> _Records provided_
+ + + + +

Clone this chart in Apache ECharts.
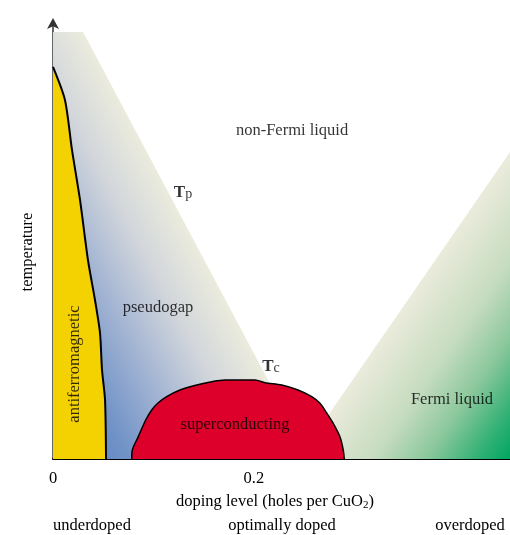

+ + + + +

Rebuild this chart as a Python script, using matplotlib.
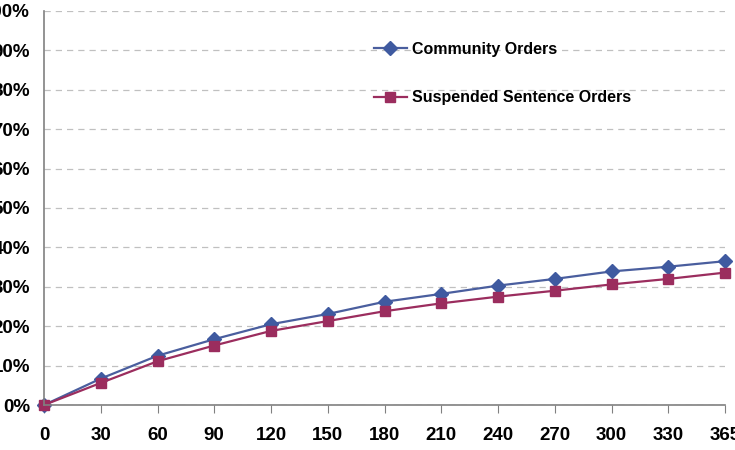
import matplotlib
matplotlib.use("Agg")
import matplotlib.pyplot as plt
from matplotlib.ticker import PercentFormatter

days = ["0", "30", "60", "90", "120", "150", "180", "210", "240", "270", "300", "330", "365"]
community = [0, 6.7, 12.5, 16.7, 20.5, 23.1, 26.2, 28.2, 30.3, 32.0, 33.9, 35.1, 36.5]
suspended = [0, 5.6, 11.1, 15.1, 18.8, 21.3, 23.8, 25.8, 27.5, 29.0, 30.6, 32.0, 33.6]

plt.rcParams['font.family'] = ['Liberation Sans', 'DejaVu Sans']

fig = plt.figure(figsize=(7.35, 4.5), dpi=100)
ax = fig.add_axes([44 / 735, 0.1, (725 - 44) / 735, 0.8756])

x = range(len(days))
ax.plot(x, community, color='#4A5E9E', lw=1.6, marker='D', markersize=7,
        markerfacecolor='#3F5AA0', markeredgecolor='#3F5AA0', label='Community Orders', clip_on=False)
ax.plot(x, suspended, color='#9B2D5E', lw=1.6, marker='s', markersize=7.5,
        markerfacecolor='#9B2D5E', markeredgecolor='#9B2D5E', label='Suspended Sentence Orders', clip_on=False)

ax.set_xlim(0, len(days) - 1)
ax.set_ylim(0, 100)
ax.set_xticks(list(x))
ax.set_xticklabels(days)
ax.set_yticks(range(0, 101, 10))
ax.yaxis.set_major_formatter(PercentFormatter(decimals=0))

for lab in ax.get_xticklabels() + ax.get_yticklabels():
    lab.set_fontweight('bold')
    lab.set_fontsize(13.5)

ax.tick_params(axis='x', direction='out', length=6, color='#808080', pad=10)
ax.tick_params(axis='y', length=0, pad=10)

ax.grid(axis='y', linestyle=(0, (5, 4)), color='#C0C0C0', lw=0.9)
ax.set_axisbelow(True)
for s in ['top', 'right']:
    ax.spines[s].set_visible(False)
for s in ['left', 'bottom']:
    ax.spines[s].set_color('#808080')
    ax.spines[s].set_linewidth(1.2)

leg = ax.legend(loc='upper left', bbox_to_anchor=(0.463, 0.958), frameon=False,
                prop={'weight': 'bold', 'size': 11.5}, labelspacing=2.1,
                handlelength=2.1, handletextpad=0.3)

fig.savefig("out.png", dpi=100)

+ + + + +

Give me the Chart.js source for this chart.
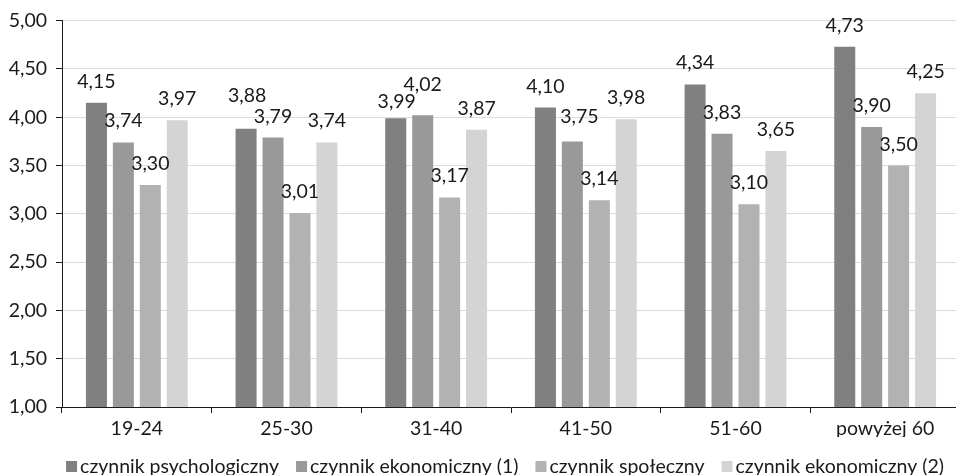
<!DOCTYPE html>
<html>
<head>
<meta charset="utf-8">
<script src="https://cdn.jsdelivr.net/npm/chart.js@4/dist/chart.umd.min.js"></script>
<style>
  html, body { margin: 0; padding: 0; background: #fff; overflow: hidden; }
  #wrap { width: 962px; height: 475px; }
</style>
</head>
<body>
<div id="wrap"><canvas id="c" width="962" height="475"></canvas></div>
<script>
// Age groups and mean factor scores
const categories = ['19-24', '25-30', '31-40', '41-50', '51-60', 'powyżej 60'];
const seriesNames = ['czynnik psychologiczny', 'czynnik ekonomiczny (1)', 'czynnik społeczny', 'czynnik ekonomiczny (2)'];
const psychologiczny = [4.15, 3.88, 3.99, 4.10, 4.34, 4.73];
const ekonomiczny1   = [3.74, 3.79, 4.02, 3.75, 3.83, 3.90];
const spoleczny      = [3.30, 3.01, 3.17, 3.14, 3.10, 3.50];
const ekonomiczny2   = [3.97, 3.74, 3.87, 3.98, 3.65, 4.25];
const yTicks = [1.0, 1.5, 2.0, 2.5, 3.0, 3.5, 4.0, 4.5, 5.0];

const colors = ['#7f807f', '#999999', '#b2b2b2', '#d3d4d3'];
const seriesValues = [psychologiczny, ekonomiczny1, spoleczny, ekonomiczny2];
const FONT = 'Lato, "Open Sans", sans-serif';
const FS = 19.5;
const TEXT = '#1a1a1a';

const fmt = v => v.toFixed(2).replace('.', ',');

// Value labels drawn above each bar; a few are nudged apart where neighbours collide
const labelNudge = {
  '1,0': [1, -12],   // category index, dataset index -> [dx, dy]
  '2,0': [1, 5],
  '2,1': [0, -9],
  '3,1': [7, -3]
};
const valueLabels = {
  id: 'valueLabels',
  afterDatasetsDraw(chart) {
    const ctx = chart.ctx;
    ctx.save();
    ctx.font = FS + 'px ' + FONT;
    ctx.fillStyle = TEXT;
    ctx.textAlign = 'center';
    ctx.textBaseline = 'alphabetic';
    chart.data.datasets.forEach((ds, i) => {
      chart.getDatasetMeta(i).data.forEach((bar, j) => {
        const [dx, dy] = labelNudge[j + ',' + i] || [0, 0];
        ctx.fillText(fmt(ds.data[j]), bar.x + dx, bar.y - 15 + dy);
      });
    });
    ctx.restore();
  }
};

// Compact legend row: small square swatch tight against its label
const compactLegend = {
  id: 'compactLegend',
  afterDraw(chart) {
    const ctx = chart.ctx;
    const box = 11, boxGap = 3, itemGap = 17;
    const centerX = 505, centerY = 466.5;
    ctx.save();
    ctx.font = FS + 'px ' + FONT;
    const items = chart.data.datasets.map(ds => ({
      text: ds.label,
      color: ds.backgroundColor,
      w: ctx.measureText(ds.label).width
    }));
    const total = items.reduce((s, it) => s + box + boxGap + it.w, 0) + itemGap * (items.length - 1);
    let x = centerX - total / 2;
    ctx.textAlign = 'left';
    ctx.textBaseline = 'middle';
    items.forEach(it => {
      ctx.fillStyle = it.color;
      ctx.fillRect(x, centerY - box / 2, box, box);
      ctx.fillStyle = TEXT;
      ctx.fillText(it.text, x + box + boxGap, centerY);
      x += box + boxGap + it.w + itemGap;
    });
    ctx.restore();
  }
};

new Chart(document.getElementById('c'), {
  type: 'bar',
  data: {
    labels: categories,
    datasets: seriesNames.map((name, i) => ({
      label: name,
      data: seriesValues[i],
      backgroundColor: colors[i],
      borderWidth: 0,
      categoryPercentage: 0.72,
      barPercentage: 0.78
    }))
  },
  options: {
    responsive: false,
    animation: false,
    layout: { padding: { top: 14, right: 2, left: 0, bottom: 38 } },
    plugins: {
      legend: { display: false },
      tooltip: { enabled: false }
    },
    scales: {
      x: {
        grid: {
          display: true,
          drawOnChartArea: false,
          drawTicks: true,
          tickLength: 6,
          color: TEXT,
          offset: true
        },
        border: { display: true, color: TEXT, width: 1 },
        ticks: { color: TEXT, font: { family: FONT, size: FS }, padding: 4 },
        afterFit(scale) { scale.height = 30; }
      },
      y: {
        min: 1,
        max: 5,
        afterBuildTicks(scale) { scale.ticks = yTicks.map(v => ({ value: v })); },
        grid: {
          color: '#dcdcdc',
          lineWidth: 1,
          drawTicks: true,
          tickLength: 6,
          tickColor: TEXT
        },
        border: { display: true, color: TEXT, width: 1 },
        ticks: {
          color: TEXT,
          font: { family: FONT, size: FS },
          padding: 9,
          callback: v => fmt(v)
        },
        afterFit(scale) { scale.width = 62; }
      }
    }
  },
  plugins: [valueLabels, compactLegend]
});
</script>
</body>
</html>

+ + + + +

> _Set task_
In the entries above, find the line that contains "Rebuild this chart" and the line that contains "ax.yaxis.set_major_formatter(PercentFormatter(decimals=0))". Reproduce exactly those two lines and every line between them, but not the pictures.

> _Exercise output_
Rebuild this chart as a Python script, using matplotlib.
import matplotlib
matplotlib.use("Agg")
import matplotlib.pyplot as plt
from matplotlib.ticker import PercentFormatter

days = ["0", "30", "60", "90", "120", "150", "180", "210", "240", "270", "300", "330", "365"]
community = [0, 6.7, 12.5, 16.7, 20.5, 23.1, 26.2, 28.2, 30.3, 32.0, 33.9, 35.1, 36.5]
suspended = [0, 5.6, 11.1, 15.1, 18.8, 21.3, 23.8, 25.8, 27.5, 29.0, 30.6, 32.0, 33.6]

plt.rcParams['font.family'] = ['Liberation Sans', 'DejaVu Sans']

fig = plt.figure(figsize=(7.35, 4.5), dpi=100)
ax = fig.add_axes([44 / 735, 0.1, (725 - 44) / 735, 0.8756])

x = range(len(days))
ax.plot(x, community, color='#4A5E9E', lw=1.6, marker='D', markersize=7,
        markerfacecolor='#3F5AA0', markeredgecolor='#3F5AA0', label='Community Orders', clip_on=False)
ax.plot(x, suspended, color='#9B2D5E', lw=1.6, marker='s', markersize=7.5,
        markerfacecolor='#9B2D5E', markeredgecolor='#9B2D5E', label='Suspended Sentence Orders', clip_on=False)

ax.set_xlim(0, len(days) - 1)
ax.set_ylim(0, 100)
ax.set_xticks(list(x))
ax.set_xticklabels(days)
ax.set_yticks(range(0, 101, 10))
ax.yaxis.set_major_formatter(PercentFormatter(decimals=0))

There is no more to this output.